The skills and attributes required to be a Member of the Commission are set out in the Securities Act 1978. Commission Members are appointed by the Governor-General on the recommendation of the Minister of Commerce. When seeking new Commission Members the Ministry of Economic Development advertises widely to attract people with the skills required by the Act. Commission Members disclose their interests in the securities markets, and must comply with the Commission's formal conflicts of interest policy. The functions and powers of the Commission set out in the Securities Act establish the responsibilities and roles of the Members. The Chairman has a full-time role equivalent to an executive chairman. This is in line with the governance of securities regulators in many jurisdictions. The Chairman is responsible for fostering a constructive corporate governance culture among Members and staff. Much of the Commission's work is carried out between the regular monthly Commission meetings by formal divisions of the Commission. Members are made aware before they are appointed of the likely demands on their time, frequently at short notice. The Commission formally evaluates its performance against its strategic plan each year and evaluates itself as a board. Performance monitoring of staff is carried out each year. Profiles of Commission Members are published at page 6 of this report.
- The board should use committees where this would enhance its effectiveness in key areas while retaining board responsibility.
The Securities Act provides for the appointment of divisions of the Commission, with the full
powers of the Commission, to carry out the day-to-day work. This enables the Commission to
function effectively and to apply its conflicts of interest procedure. The Commission has an
Audit Committee, chaired by a chartered accountant. This committee has a mandate to oversee
all aspects of the Commission's relationship with its external auditors. It is also responsible to
the Commission for preparing the Commission's quarterly reports to the Minister of
Commerce. The Audit Committee meets quarterly.
- The board should demand integrity both in financial reporting and in the timeliness and balance of disclosures on entity affairs.
As a body corporate which receives funding by Parliamentary appropriation the Commission is required to meet all its obligations under the Securities Act 1978 and section 44A of the Public Finance Act 1989 including tabling its Annual Report in the House of Representatives. After it is tabled the Annual Report is available to the public in hard copy and on our website. The Commission also reports quarterly to the Minister of Commerce.
- The remuneration of directors and executives should be transparent, fair, and reasonable.

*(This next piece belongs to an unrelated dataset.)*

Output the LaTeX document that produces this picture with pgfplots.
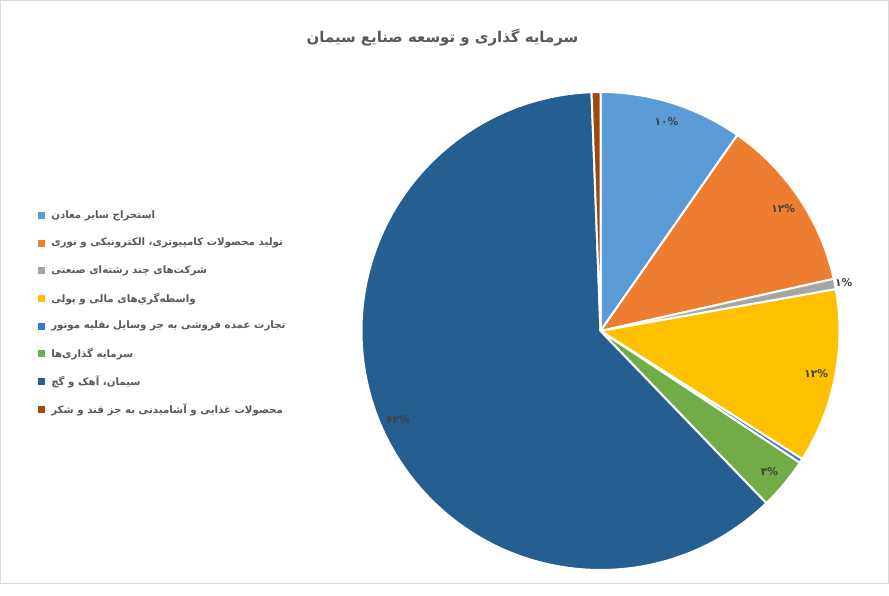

The remuneration of Commission Members is set by the Remuneration Authority. Members' remuneration is disclosed in the Annual Report. Remuneration for staff is set at levels which aim to attract and retain competent people, and is comparable with other organisations in the public sector. The number of staff with salary bands higher than $100,000 per annum is disclosed in the financial statements.
- 6. The board should regularly verify that the entity has appropriate processes that identify and manage potential and relevant risks.
The Commission has been given new powers and assumed new responsibilities in recent years. As a result the organisation has grown rapidly. The Commission has identified potential additional risks arising from these changes. It is reviewing its risk management and has engaged Deloitte to assess its procedures and make recommendations. These will be considered and implemented as soon as possible.
- The board should ensure the quality and independence of the external audit process.
As a body corporate, funded by Parliament, the Commission's financial statements and statement of service performance are audited by Audit New Zealand on behalf of the Auditor- General, which has a formal process for rotating audit staff. The Audit Committee and staff communicate with Audit New Zealand prior to, and following, the audit. Fees paid to Audit New Zealand are disclosed in the Annual Report. Audit New Zealand carried out an assurance-related assignment for the Commission relating to tendering. This work was compatible with the independence requirements of the Auditor-General which incorporate the independence requirements of the Institute of Chartered Accountants of New Zealand. No other non-audit work was undertaken by Audit New Zealand for the Commission.
- & 9. The board should foster constructive relationships with shareholders that encourage them to engage with the entity, and the board should respect the interests of stakeholders within the context of the entity's ownership type and its fundamental purpose.
The Commission is a statutory body, and its assets form part of the Crown's assets. It is accountable to Parliament, through the Minister of Commerce, for this ownership interest. As a Crown Entity the Commission has two main stakeholder groups. The first is the general public because it is largely publicly funded. The second group is participants in the securities markets with whom we are in contact in the course of our work. As part of its strategic plan the Commission identifies its objectives in building relationships with these groups and sets performance targets which are reported against each year. The Commission reports to the Minister quarterly and formally reports to Parliament each year on how it has used public funds and delivered the services agreed with the Minister of Commerce. The Commission has a function to promote public understanding of the law and practice of securities and it does this by its website, publications, speeches and articles, news releases, responses to public inquiries, and by its educational work.